I was 14 when I was introduced to professional theater. I was cast in the Cultural Center of the Philippines' Tanghalang Pilipino's production of Paul Dumol's “Fancisco Maniago.” As a neophyte, I was in awe of everything happening around me then – the way the actors conducted themselves during rehearsals, the Zen-like calm that enveloped our director, Nonon Padilla, the professionalism of the proceedings (I was coming from a few years of working with my mother's ragtag theater group, Workshop for Creative Survival). But one particular group in the production intrigued me the most: they were the ones who dressed in the most interesting way, acted the busiest and who seem to be the ones responsible for almost everything and anything the rehearsals needed – from copies of the script to props to coffee.

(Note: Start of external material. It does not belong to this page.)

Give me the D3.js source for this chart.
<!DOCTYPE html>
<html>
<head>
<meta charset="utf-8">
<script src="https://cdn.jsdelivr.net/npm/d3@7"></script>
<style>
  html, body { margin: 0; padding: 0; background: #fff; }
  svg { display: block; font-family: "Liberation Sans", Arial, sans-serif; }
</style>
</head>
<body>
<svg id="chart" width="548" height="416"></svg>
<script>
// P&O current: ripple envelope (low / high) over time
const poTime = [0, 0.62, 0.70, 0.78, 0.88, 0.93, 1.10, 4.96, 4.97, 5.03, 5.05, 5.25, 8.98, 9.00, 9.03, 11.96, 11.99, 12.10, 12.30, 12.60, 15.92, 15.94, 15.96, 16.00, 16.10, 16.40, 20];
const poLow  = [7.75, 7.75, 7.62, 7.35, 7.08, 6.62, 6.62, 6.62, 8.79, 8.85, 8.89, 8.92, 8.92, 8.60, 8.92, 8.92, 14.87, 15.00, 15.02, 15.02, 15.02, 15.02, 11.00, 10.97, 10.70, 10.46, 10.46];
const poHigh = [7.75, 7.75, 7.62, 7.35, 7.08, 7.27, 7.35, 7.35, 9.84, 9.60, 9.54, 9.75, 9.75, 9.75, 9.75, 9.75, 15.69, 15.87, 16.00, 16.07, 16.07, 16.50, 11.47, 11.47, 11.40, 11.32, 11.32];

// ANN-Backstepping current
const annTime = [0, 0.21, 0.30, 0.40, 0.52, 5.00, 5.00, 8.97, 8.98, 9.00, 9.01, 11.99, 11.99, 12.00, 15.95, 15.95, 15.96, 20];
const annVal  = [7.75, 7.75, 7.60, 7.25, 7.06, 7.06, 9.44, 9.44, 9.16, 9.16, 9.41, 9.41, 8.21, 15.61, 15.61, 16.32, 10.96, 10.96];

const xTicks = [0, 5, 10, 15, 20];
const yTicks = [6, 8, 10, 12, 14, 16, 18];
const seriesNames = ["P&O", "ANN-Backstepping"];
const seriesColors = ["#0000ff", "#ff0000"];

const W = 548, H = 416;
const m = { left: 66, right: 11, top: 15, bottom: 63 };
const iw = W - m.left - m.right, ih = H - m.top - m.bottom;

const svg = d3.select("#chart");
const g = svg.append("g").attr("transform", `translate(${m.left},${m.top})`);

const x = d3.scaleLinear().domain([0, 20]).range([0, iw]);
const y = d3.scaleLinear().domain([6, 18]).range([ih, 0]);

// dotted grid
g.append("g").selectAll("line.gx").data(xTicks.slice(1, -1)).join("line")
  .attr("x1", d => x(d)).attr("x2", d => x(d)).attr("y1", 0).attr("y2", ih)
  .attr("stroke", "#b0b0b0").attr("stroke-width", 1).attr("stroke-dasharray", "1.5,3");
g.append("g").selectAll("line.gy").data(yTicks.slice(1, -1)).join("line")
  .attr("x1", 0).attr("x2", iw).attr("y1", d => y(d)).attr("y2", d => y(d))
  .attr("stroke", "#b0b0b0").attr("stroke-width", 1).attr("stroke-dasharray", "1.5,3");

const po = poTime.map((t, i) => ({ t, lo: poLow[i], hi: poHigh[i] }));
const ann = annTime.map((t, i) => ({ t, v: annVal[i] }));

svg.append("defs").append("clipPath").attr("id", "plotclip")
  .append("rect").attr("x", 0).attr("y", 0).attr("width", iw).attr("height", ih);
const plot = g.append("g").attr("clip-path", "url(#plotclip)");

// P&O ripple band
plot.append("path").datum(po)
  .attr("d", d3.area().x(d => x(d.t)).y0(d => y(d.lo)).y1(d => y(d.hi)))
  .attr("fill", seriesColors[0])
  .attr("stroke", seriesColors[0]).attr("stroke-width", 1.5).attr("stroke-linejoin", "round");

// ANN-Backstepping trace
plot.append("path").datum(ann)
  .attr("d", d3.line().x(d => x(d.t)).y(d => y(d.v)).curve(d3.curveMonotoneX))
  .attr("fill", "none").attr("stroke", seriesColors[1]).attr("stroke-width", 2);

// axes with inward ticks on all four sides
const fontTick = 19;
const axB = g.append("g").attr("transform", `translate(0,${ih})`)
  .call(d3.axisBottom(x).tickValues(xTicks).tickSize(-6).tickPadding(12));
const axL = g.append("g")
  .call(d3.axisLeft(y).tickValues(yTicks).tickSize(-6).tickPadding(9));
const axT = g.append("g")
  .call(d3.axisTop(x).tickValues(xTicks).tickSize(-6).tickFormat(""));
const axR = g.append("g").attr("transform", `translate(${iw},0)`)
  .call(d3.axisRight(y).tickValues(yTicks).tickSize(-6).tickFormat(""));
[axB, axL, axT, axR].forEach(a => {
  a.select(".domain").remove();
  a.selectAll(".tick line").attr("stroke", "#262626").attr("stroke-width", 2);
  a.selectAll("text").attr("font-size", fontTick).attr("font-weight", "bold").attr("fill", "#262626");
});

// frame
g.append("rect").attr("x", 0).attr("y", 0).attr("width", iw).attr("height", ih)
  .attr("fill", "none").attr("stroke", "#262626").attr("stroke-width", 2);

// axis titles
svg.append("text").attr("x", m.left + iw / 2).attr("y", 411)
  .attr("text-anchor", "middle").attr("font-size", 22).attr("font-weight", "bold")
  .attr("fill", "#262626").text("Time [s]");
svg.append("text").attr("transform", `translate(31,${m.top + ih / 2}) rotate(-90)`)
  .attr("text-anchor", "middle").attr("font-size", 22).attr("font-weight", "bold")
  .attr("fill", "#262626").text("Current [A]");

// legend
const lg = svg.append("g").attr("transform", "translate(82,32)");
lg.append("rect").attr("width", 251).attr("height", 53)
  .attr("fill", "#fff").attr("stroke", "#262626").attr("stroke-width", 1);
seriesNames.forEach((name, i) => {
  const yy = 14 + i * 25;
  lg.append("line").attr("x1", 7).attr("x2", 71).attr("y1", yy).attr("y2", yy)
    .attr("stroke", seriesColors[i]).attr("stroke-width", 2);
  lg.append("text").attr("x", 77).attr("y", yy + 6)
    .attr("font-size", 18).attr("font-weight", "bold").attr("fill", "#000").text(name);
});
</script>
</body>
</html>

I knew then that in my next production, I wouldn't be onstage but backstage with the coolest people in theater: the stage managers.

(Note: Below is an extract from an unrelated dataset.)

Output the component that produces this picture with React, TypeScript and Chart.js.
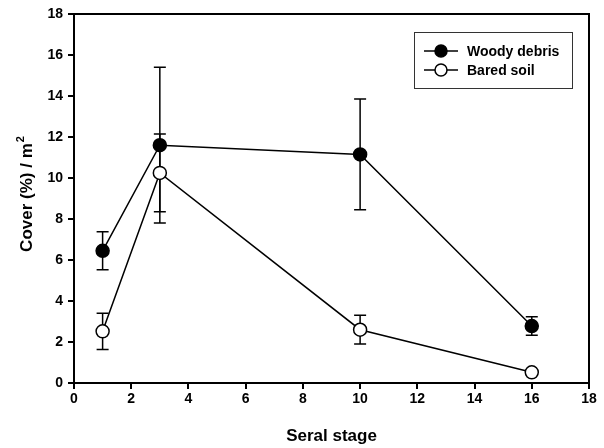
import React, { useEffect, useRef } from "react";
import { Chart, registerables } from "chart.js";

Chart.register(...registerables);

const seralStages = [1, 3, 10, 16];
const woodyDebris = [6.45, 11.6, 11.15, 2.78];
const woodyErr = [0.93, 3.8, 2.7, 0.45];
const baredSoil = [2.52, 10.25, 2.6, 0.52];
const baredErr = [0.88, 1.9, 0.7, 0.1];
const xTicks = [0, 2, 4, 6, 8, 10, 12, 14, 16, 18];
const yTicks = [0, 2, 4, 6, 8, 10, 12, 14, 16, 18];
const seriesLabels = ["Woody debris", "Bared soil"];
const xTitle = "Seral stage";
const yTitleMain = "Cover (%) / m";
const yTitleSup = "2";

const FONT = "Arial, 'Liberation Sans', sans-serif";

const errorBarPlugin = {
  id: "errorBars",
  beforeDatasetsDraw(chart: any) {
    const ctx = chart.ctx;
    const xs = chart.scales.x;
    const ys = chart.scales.y;
    const errs = [woodyErr, baredErr];
    ctx.save();
    ctx.strokeStyle = "#000";
    ctx.lineWidth = 1.5;
    chart.data.datasets.forEach((ds: any, di: number) => {
      ds.data.forEach((p: any, i: number) => {
        const e = errs[di][i];
        const px = xs.getPixelForValue(p.x);
        const top = ys.getPixelForValue(p.y + e);
        const bot = ys.getPixelForValue(p.y - e);
        ctx.beginPath();
        ctx.moveTo(px, top);
        ctx.lineTo(px, bot);
        ctx.moveTo(px - 6, top);
        ctx.lineTo(px + 6, top);
        ctx.moveTo(px - 6, bot);
        ctx.lineTo(px + 6, bot);
        ctx.stroke();
      });
    });
    ctx.restore();
  },
};

const framePlugin = {
  id: "frameAndLegend",
  afterDraw(chart: any) {
    const ctx = chart.ctx;
    const a = chart.chartArea;
    ctx.save();
    ctx.strokeStyle = "#000";
    ctx.lineWidth = 2;
    ctx.strokeRect(a.left, a.top, a.right - a.left, a.bottom - a.top);

    // axis titles
    ctx.fillStyle = "#000";
    ctx.font = `bold 17px ${FONT}`;
    ctx.textAlign = "center";
    ctx.textBaseline = "middle";
    ctx.fillText(xTitle, (a.left + a.right) / 2, 436);

    ctx.save();
    ctx.translate(32, 194);
    ctx.rotate(-Math.PI / 2);
    ctx.font = `bold 17px ${FONT}`;
    const wMain = ctx.measureText(yTitleMain).width;
    ctx.font = `bold 11px ${FONT}`;
    const wSup = ctx.measureText(yTitleSup).width;
    const start = -(wMain + wSup + 1) / 2;
    ctx.textAlign = "left";
    ctx.textBaseline = "alphabetic";
    ctx.font = `bold 17px ${FONT}`;
    ctx.fillText(yTitleMain, start, 0);
    ctx.font = `bold 11px ${FONT}`;
    ctx.fillText(yTitleSup, start + wMain + 1, -8);
    ctx.restore();

    // legend
    const lx = 414, ly = 32, lw = 158, lh = 56;
    ctx.lineWidth = 1;
    ctx.strokeStyle = "#333";
    ctx.strokeRect(lx + 0.5, ly + 0.5, lw, lh);
    const fills = ["#000", "#fff"];
    const rows = [51, 70];
    ctx.font = `bold 14px ${FONT}`;
    ctx.textAlign = "left";
    ctx.textBaseline = "middle";
    chart.data.datasets.forEach((ds: any, i: number) => {
      const y = rows[i];
      ctx.strokeStyle = "#000";
      ctx.lineWidth = 1.5;
      ctx.beginPath();
      ctx.moveTo(424, y);
      ctx.lineTo(458, y);
      ctx.stroke();
      ctx.beginPath();
      ctx.arc(441, y, 6, 0, Math.PI * 2);
      ctx.fillStyle = fills[i];
      ctx.fill();
      ctx.stroke();
      ctx.fillStyle = "#000";
      ctx.fillText(ds.label, 467, y + 1);
    });
    ctx.restore();
  },
};

export default function App() {
  const ref = useRef<HTMLCanvasElement>(null);
  useEffect(() => {
    document.body.style.margin = "0";
    const mk = (ys: number[]) => seralStages.map((x, i) => ({ x, y: ys[i] }));
    const chart = new Chart(ref.current!, {
      type: "line",
      data: {
        datasets: [
          {
            label: seriesLabels[0],
            data: mk(woodyDebris),
            borderColor: "#000",
            borderWidth: 1.5,
            backgroundColor: "#000",
            pointBackgroundColor: "#000",
            pointBorderColor: "#000",
            pointBorderWidth: 1.5,
            pointRadius: 6.5,
            tension: 0,
          },
          {
            label: seriesLabels[1],
            data: mk(baredSoil),
            borderColor: "#000",
            borderWidth: 1.5,
            backgroundColor: "#fff",
            pointBackgroundColor: "#fff",
            pointBorderColor: "#000",
            pointBorderWidth: 1.5,
            pointRadius: 6.5,
            tension: 0,
          },
        ],
      },
      options: {
        animation: false,
        responsive: false,
        layout: { padding: { left: 0, right: 15, top: 14, bottom: 0 } },
        plugins: { legend: { display: false }, tooltip: { enabled: false } },
        scales: {
          x: {
            type: "linear",
            min: 0,
            max: 18,
            afterFit: (s: any) => { s.height = 65; },
            afterBuildTicks: (s: any) => { s.ticks = xTicks.map((v) => ({ value: v })); },
            grid: { drawOnChartArea: false, color: "#000", lineWidth: 2, tickLength: 6 },
            border: { color: "#000", width: 2 },
            ticks: { color: "#000", font: { family: FONT, size: 14, weight: "bold" }, padding: 2, maxRotation: 0 },
          },
          y: {
            type: "linear",
            min: 0,
            max: 18,
            afterFit: (s: any) => { s.width = 74; },
            afterBuildTicks: (s: any) => { s.ticks = yTicks.map((v) => ({ value: v })); },
            grid: { drawOnChartArea: false, color: "#000", lineWidth: 2, tickLength: 6 },
            border: { color: "#000", width: 2 },
            ticks: { color: "#000", font: { family: FONT, size: 14, weight: "bold" }, padding: 5 },
          },
        },
      } as any,
      plugins: [errorBarPlugin, framePlugin],
    });
    return () => chart.destroy();
  }, []);
  return (
    <div style={{ position: "absolute", left: 0, top: 0, width: 604, height: 448, background: "#fff" }}>
      <canvas ref={ref} width={604} height={448} style={{ width: 604, height: 448 }} />
    </div>
  );
}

It never fails to shock me to learn that there are certain production groups that continue to regard stage managers as nothing more than gofers who make coffee for everyone in the production. Different theater companies, different directors may have different ideas of what a stage manager really is and does, but there are certain standards that define the fundamental responsibilities. Once, I was called to help out with the technical concerns of a major musical produced in Baguio and I couldn't believe that the production didn't have a stage manager! Why was that shocking? Well, let me give you an idea about what a stage manager essentially is and does:

Imagine a large office with many different departments each having its own telephone. If anybody wants to know what's going on in a production, he would first need to know which department to call and who exactly to look for. Or he can easily call that office's trunk line – one number manned by an operator who can connect him to whichever department he wishes to contact. The trunk line is what stage management is essentially about, and that operator is the stage manager – he acts as the liaison between the director and the rest of the members of a production.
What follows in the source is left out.